8. La retribución del clero por el Estado era algo completamente nuevo. Por medio de los concordatos que se firmaron más tarde con Alemania, esa retribución se convirtió en un elemento importante de la historia de la Iglesia en la Edad Moderna. De hecho, esta retribución estatal hizo que el clero viniese a depender nuevamente del Estado. Pero en las repetidas crisis del siglo XIX el clero salió airoso de la dura prueba que esto suponía. El principal motivo debemos buscarlo en la creciente concentración de todas las fuerzas eclesiásticas en Roma y en el afianzamiento de esta dirección central, en la progresiva separación de las dos entidades Iglesia y Estado y en la concepción cada vez más religiosa de la Iglesia y de su gobierno. La fidelidad del clero a los principios fundamentales de la Iglesia frente a las crecientes fuerzas centrífugas de los Estados nacionales constituye una apología del creciente centralismo eclesiástico. En la exposición ulterior de la historia de la Iglesia durante los siglos XIX y XX tendremos noticia de las múltiples y decisivas medidas tomadas por este centralismo eclesiástico para robustecer la vida de la Iglesia.
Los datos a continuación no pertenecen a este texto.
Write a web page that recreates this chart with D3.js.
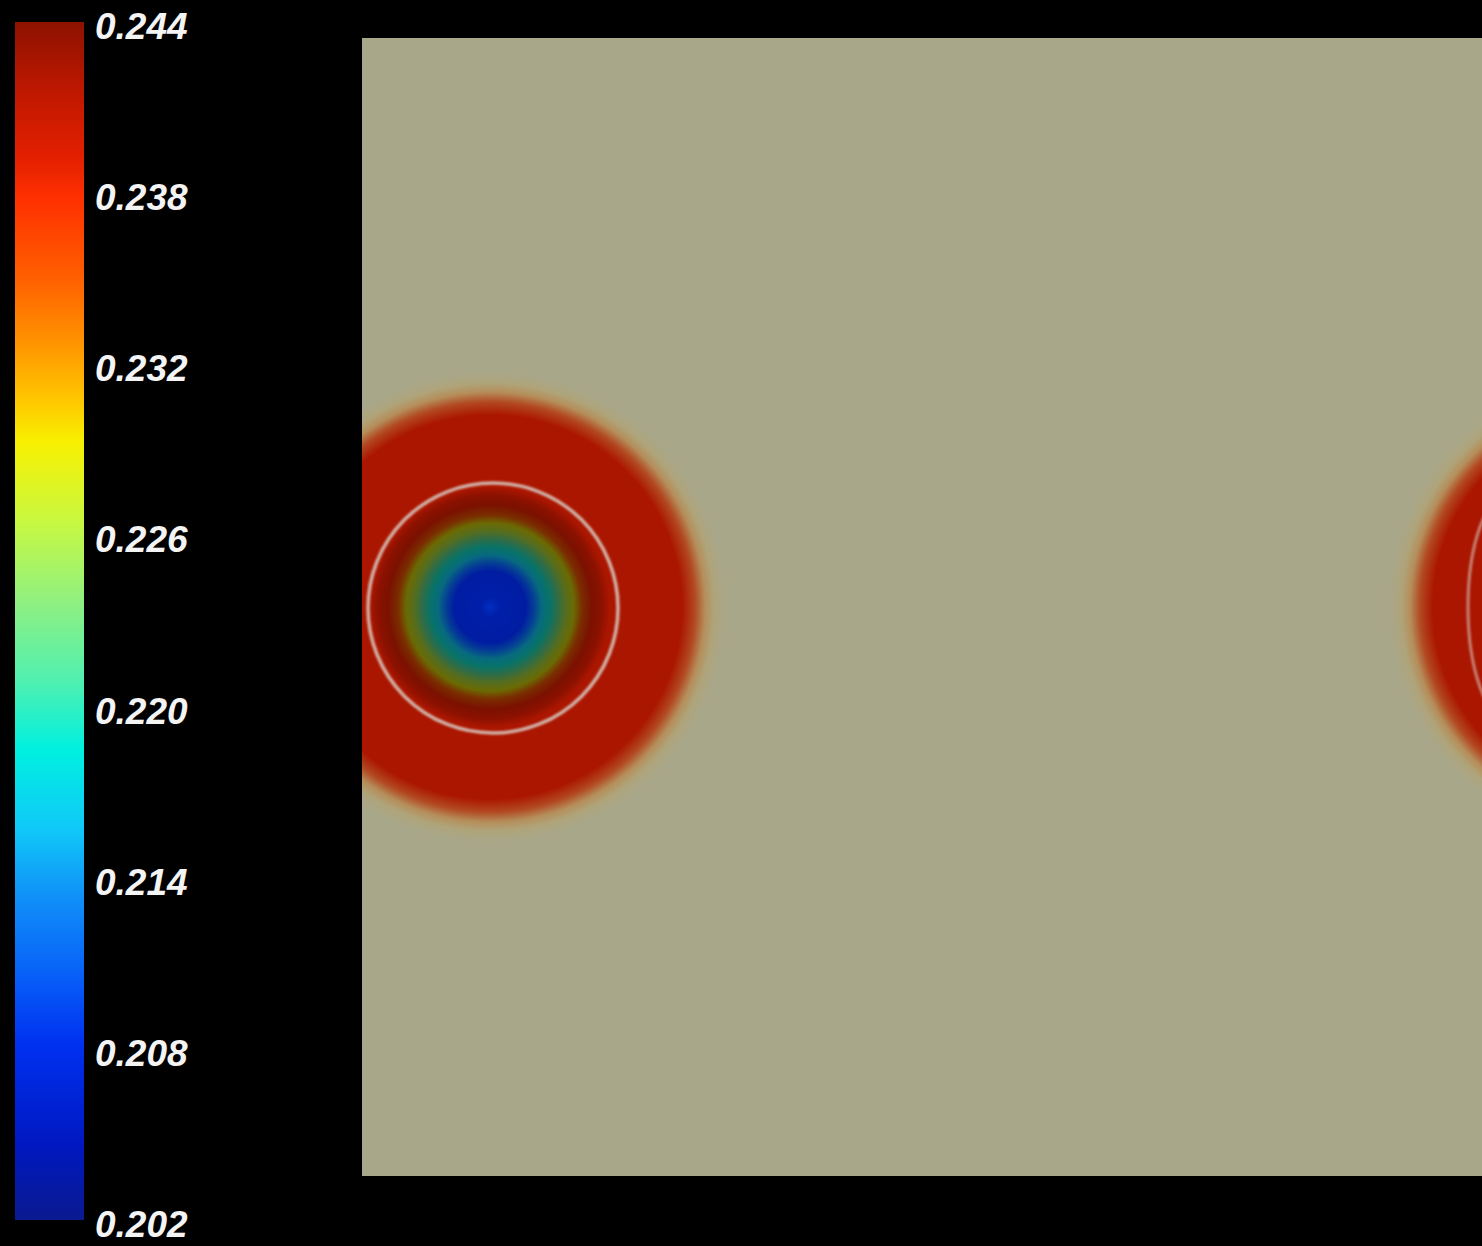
<!DOCTYPE html>
<html>
<head>
<meta charset="utf-8">
<script src="https://cdn.jsdelivr.net/npm/d3@7/dist/d3.min.js"></script>
<style>
  html, body { margin: 0; padding: 0; background: #000; }
  svg { display: block; }
</style>
</head>
<body>
<script>
// Colour map: value -> colour (jet-like, blue low, dark red high)
const cmapValues = [0.2020, 0.2046, 0.2081, 0.2106, 0.2133, 0.2157, 0.2185, 0.2209, 0.2237, 0.2265, 0.2293, 0.2307, 0.2329, 0.2350, 0.2378, 0.2392, 0.2415, 0.2440];
const cmapColors = ["#0a1a90", "#0018c0", "#0030f0", "#0860f8", "#1090f8", "#10c8f8", "#00f0e0", "#50f0b0", "#90f080", "#c8f840", "#f8f000", "#ffc800", "#ff9000", "#ff6000", "#ff3000", "#e42000", "#c01800", "#8c1200"];

// Colour bar tick labels
const tickValues = [0.244, 0.238, 0.232, 0.226, 0.220, 0.214, 0.208, 0.202];

// Radial profile of the field around each drop (radius in field units = px)
const profileRadius = [0, 10, 36, 44, 52, 60, 68, 76, 84, 92, 102, 112, 120, 192];
const profileValue  = [0.2085, 0.2072, 0.2070, 0.2110, 0.2160, 0.2190, 0.2220, 0.2262, 0.2290, 0.2350, 0.2395, 0.2418, 0.2425, 0.2425];
const profileShade  = [0.20, 0.26, 0.28, 0.40, 0.48, 0.52, 0.55, 0.56, 0.56, 0.52, 0.45, 0.25, 0.0, 0.0];

// Edge of the drop blending into the surrounding phase
const edgeRadius = [192, 205, 215, 224, 236];
const edgeMix    = [0, 0.30, 0.62, 0.85, 1];

// Drop centres (field coordinates) and interface contour radius
const dropX = [128, 1263];
const dropY = [569, 569];
const interfaceRadius = 125;

const W = 1482, H = 1246;
const fieldW = 1120, fieldH = 1138;
const fieldLeft = 362, fieldTop = 38;
const background = "#a8a78a";
const haloColor = "#b8a468";

const color = d3.scaleLinear().domain(cmapValues).range(cmapColors)
  .interpolate(d3.interpolateRgb).clamp(true);

const svg = d3.select("body").append("svg")
  .attr("width", W).attr("height", H)
  .style("background", "#000");
const defs = svg.append("defs");

// ---- colour bar ----
const barX = 15, barW = 69;
const barY = d3.scaleLinear().domain([0.202, 0.244]).range([1220, 22]);

const barGrad = defs.append("linearGradient").attr("id", "barGrad")
  .attr("x1", 0).attr("y1", 1).attr("x2", 0).attr("y2", 0);
cmapValues.forEach(v => {
  barGrad.append("stop")
    .attr("offset", (v - 0.202) / (0.244 - 0.202))
    .attr("stop-color", color(v));
});
svg.append("rect")
  .attr("x", barX).attr("y", barY(0.244))
  .attr("width", barW).attr("height", barY(0.202) - barY(0.244))
  .attr("fill", "url(#barGrad)");

svg.append("g").selectAll("text").data(tickValues).join("text")
  .attr("x", 95)
  .attr("y", d => barY(d) + 17)
  .attr("fill", "#f4f4f4")
  .attr("stroke", "#000")
  .attr("stroke-width", 2)
  .attr("paint-order", "stroke")
  .style("font-family", "'Liberation Sans', Arial, sans-serif")
  .style("font-style", "italic")
  .style("font-weight", "bold")
  .style("font-size", "37px")
  .text(d => d3.format(".3f")(d));

// ---- field panel ----
const xs = d3.scaleLinear().domain([0, fieldW]).range([fieldLeft, fieldLeft + fieldW]);
const ys = d3.scaleLinear().domain([0, fieldH]).range([fieldTop, fieldTop + fieldH]);

defs.append("clipPath").attr("id", "fieldClip")
  .append("rect")
  .attr("x", xs(0)).attr("y", ys(0))
  .attr("width", xs(fieldW) - xs(0)).attr("height", ys(fieldH) - ys(0));

const rMax = edgeRadius[edgeRadius.length - 1];
const dropGrad = defs.append("radialGradient").attr("id", "dropGrad")
  .attr("cx", 0.5).attr("cy", 0.5).attr("r", 0.5);
profileRadius.forEach((r, i) => {
  const c = d3.interpolateRgb(color(profileValue[i]), "#000")(profileShade[i]);
  dropGrad.append("stop").attr("offset", r / rMax).attr("stop-color", c);
});
const outerColor = color(profileValue[profileValue.length - 1]);
const edgeInterp = d3.interpolateRgbBasis([outerColor, "#b44a20", haloColor, background]);
edgeRadius.forEach((r, i) => {
  dropGrad.append("stop").attr("offset", r / rMax)
    .attr("stop-color", edgeInterp(edgeMix[i]));
});

defs.append("filter").attr("id", "soft")
  .append("feGaussianBlur").attr("stdDeviation", 0.8);

const field = svg.append("g").attr("clip-path", "url(#fieldClip)");
field.append("rect")
  .attr("x", xs(0)).attr("y", ys(0))
  .attr("width", xs(fieldW) - xs(0)).attr("height", ys(fieldH) - ys(0))
  .attr("fill", background);

field.selectAll("circle.drop").data(dropX).join("circle")
  .attr("class", "drop")
  .attr("cx", d => xs(d))
  .attr("cy", (d, i) => ys(dropY[i]))
  .attr("r", rMax)
  .attr("fill", "url(#dropGrad)");

// interface contour of the left drop
field.append("circle")
  .attr("cx", xs(dropX[0] + 3)).attr("cy", ys(dropY[0] + 1))
  .attr("r", interfaceRadius)
  .attr("fill", "none")
  .attr("stroke", "#d8ccc4")
  .attr("stroke-width", 3.5)
  .attr("stroke-opacity", 0.85)
  .attr("filter", "url(#soft)");

// interface contour of the right drop, entering from the edge
field.append("ellipse")
  .attr("cx", xs(1146)).attr("cy", ys(dropY[1]))
  .attr("rx", 40).attr("ry", 112)
  .attr("fill", "none")
  .attr("stroke", "#d8ccc4")
  .attr("stroke-width", 3)
  .attr("stroke-opacity", 0.6)
  .attr("filter", "url(#soft)");
</script>
</body>
</html>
Por otra parte, el centralismo solo no constituye la plenitud de la Iglesia. De hecho, el centralismo hizo retroceder ciertas energías eclesiales de la periferia, que luego se volvieron a reactivar poderosamente por obra de Juan XXIII y del Vaticano II. Sólo una concepción puramente pragmática de la vida de la Iglesia se atrevería a ignorar lo dicho y a negar tanto la «necesidad» histórica como la fecundidad teológica de este desarrollo que llevó al centralismo pontificio.
Notas
[1] En esta ceremonia estaba presente entre los altos funcionarios del Estado el antiguo obispo Talleyrand, que se había secularizado y había contraído matrimonio sin dispensa. Talleyrand fue presentado al Pontífice.